To avoid this resolution of the issue, the solicitor and the board have relied upon statements found in ex parte cases which deal with the effect of disclosures in a reference which is a statutory bar under 35 U.S.C. § 102(b). It seems to me that these cases only confuse the issue here. I am unwilling to extrapolate a rule of construction from such ex parte cases where the issue under 35 U.S.C. § 102(b) relates to the extent of the statutory bar created by prior publication and to apply this rule of construction to a proceeding such as the present in which a Rule 131 affidavit is relied upon to establish novelty over a reference publication. As I see it, there are entirely different public policy considerations which are involved in these two situations.

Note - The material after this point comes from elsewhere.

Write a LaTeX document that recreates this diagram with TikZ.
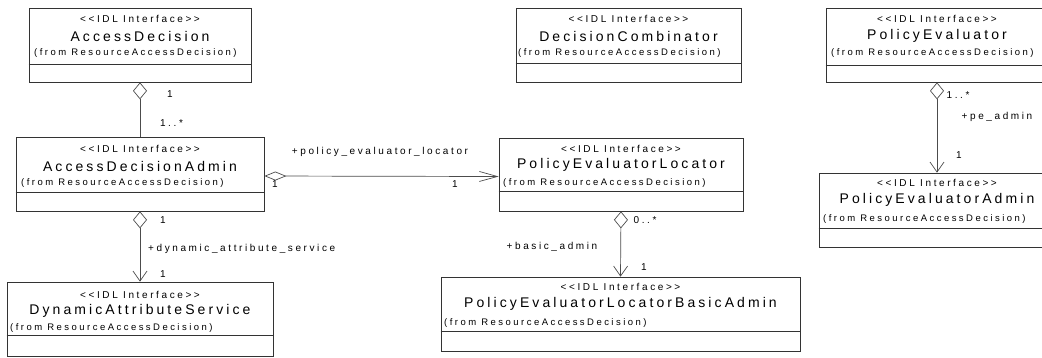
\documentclass[tikz,border=0pt]{standalone}
\usepackage{fontspec}
\newfontfamily\umlfont{Liberation Sans}[LetterSpace=26]
\newfontfamily\umlnamefont{Liberation Sans}[LetterSpace=22]
\usetikzlibrary{arrows.meta}

\tikzset{
  classbox/.style={draw=black!80, line width=0.7pt, inner sep=0pt},
  divider/.style={draw=black!80, line width=0.7pt},
  stereo/.style={inner sep=0pt, font=\umlfont\fontsize{10}{12}\selectfont},
  cname/.style={inner sep=0pt, font=\umlnamefont\fontsize{14}{16}\selectfont},
  fromtxt/.style={inner sep=0pt, anchor=west, font=\umlfont\fontsize{9.5}{11}\selectfont},
  lbl/.style={inner sep=0pt, font=\umlfont\fontsize{10}{12}\selectfont},
  aggline/.style={draw=black!70, line width=0.7pt, {Diamond[open,length=17pt,width=14pt]}-},
  aggv/.style={draw=black!70, line width=0.7pt, {Diamond[open,length=17pt,width=14pt]}-{Straight Barb[length=10pt,width=14pt]}},
  aggh/.style={draw=black!70, line width=0.7pt, {Diamond[open,length=22pt,width=9pt]}-{Straight Barb[length=18pt,width=10pt]}}
}

\begin{document}
\begin{tikzpicture}[x=1pt, y=-1pt]
  \useasboundingbox (0,0) rectangle (1042,357);
  \clip (0,0) rectangle (1042,357);

  % Top row
  \node[classbox, minimum width=222pt, minimum height=74pt] (ad) at (140,45) {};
  \draw[divider] (ad.west |- 0,64) -- (ad.east |- 0,64);
  \node[stereo] (ad-s) at (140,19) {<<IDL Interface>>};
  \node[cname] (ad-n) at (140,36) {AccessDecision};
  \node[fromtxt] (ad-f) at (34,53) {(from ResourceAccessDecision)};

  \node[classbox, minimum width=225pt, minimum height=74pt] (dc) at (628.5,45) {};
  \draw[divider] (dc.west |- 0,63) -- (dc.east |- 0,63);
  \node[stereo] (dc-s) at (628.5,19) {<<IDL Interface>>};
  \node[cname] (dc-n) at (628.5,36) {DecisionCombinator};
  \node[fromtxt] (dc-f) at (518,53) {(from ResourceAccessDecision)};

  \node[classbox, minimum width=222pt, minimum height=74pt] (pe) at (937,45) {};
  \draw[divider] (pe.west |- 0,65) -- (pe.east |- 0,65);
  \node[stereo] (pe-s) at (937,19) {<<IDL Interface>>};
  \node[cname] (pe-n) at (937,36) {PolicyEvaluator};
  \node[fromtxt] (pe-f) at (831,53) {(from ResourceAccessDecision)};

  % Middle row
  \node[classbox, minimum width=248pt, minimum height=74pt] (ada) at (140,174) {};
  \draw[divider] (ada.west |- 0,192) -- (ada.east |- 0,192);
  \node[stereo] (ada-s) at (140,149) {<<IDL Interface>>};
  \node[cname] (ada-n) at (140,166) {AccessDecisionAdmin};
  \node[fromtxt] (ada-f) at (21,183) {(from ResourceAccessDecision)};

  \node[classbox, minimum width=244pt, minimum height=73pt] (pel) at (621,174.5) {};
  \draw[divider] (pel.west |- 0,191) -- (pel.east |- 0,191);
  \node[stereo] (pel-s) at (621,149) {<<IDL Interface>>};
  \node[cname] (pel-n) at (621,165) {PolicyEvaluatorLocator};
  \node[fromtxt] (pel-f) at (503,183) {(from ResourceAccessDecision)};

  \node[classbox, minimum width=236pt, minimum height=74pt] (pea) at (937,210) {};
  \draw[divider] (pea.west |- 0,228) -- (pea.east |- 0,228);
  \node[stereo] (pea-s) at (937,183) {<<IDL Interface>>};
  \node[cname] (pea-n) at (937,200) {PolicyEvaluatorAdmin};
  \node[fromtxt] (pea-f) at (823,219) {(from ResourceAccessDecision)};

  % Bottom row
  \node[classbox, minimum width=266pt, minimum height=74pt] (das) at (140,319) {};
  \draw[divider] (das.west |- 0,335) -- (das.east |- 0,335);
  \node[stereo] (das-s) at (140,295) {<<IDL Interface>>};
  \node[cname] (das-n) at (140,311) {DynamicAttributeService};
  \node[fromtxt] (das-f) at (10,328) {(from ResourceAccessDecision)};

  \node[classbox, minimum width=359pt, minimum height=74pt] (pelba) at (620.5,314) {};
  \draw[divider] (pelba.west |- 0,331) -- (pelba.east |- 0,331);
  \node[stereo] (pelba-s) at (620.5,287) {<<IDL Interface>>};
  \node[cname] (pelba-n) at (620.5,304) {PolicyEvaluatorLocatorBasicAdmin};
  \node[fromtxt] (pelba-f) at (444,323) {(from ResourceAccessDecision)};

  % Associations
  \draw[aggline] (ad.south) -- (ada.north);
  \node[lbl] (m1) at (170,94) {1};
  \node[lbl] (m2) at (171.5,123) {1..*};

  \draw[aggh] ([yshift=-2pt]ada.east) -- ([yshift=-2pt]pel.west);
  \node[lbl] (r1) at (380,152) {+policy\_evaluator\_locator};
  \node[lbl] (m3) at (275,184) {1};
  \node[lbl] (m4) at (455,184) {1};

  \draw[aggv] (ada.south) -- (das.north);
  \node[lbl] (m5) at (163,220) {1};
  \node[lbl, anchor=west] (r2) at (148,249) {+dynamic\_attribute\_service};
  \node[lbl] (m6) at (163,274) {1};

  \draw[aggv] (pel.south) -- (pelba.north);
  \node[lbl] (m7) at (645,220) {0..*};
  \node[lbl] (r3) at (552,247) {+basic\_admin};
  \node[lbl] (m8) at (644,267) {1};

  \draw[aggv] (pe.south) -- (pea.north);
  \node[lbl] (m9) at (958,95) {1..*};
  \node[lbl] (r4) at (997,117) {+pe\_admin};
  \node[lbl] (m10) at (959,155) {1};
\end{tikzpicture}
\end{document}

The extent to which a publication is effective as a statutory bar under 35 U.S.C. § 102(b) must be determined on the basis of the public policy consideration which does not permit the patenting of an invention which the publication has disclosed to the public more than one year before applicant’s filing date. In this instance, the legitimate inquiry is, what did the publication donate or abandon to the public? Cf. In re Shackell, 194 F.2d 720, 39 CCPA 847.
Congress has seen fit to provide that an invention disclosed in a publication is not donated or abandoned to the public until one year after the date of publication. Thus, the grant of a patent on an application filed, as here, less than one year from the date of publication, is not barred by the statute. The applicant who thus files his application is entitled under 35 U.S.C. § 102(a) to establish dates which permit a determination of the question of novelty of his invention over the publication.
It is for these reasons I agree the board decision should be reversed. On this record, appellants have established by their affidavit that they conceived the invention prior to the date of the reference publication and the reference fails to establish any reduction to practice. Under these circumstances, it seems to me, this showing should constitute an adequate compliance with Rule 131, even if one accepts the solicitor’s theory that interference case law should apply.
Since the question is not “priority” in the interference sense, however, but only novelty under section 102(a), there is no question but that the novelty-negativing effect of the reference has been completely overcome.
. This assumption is not valid on its face since the publication here does not comply with 35 U.S.C. § 112 and it would not be assigned a filing date. However, for purposes of pursuing the solicitor’s analo • gy, it is necessary to make this assumption.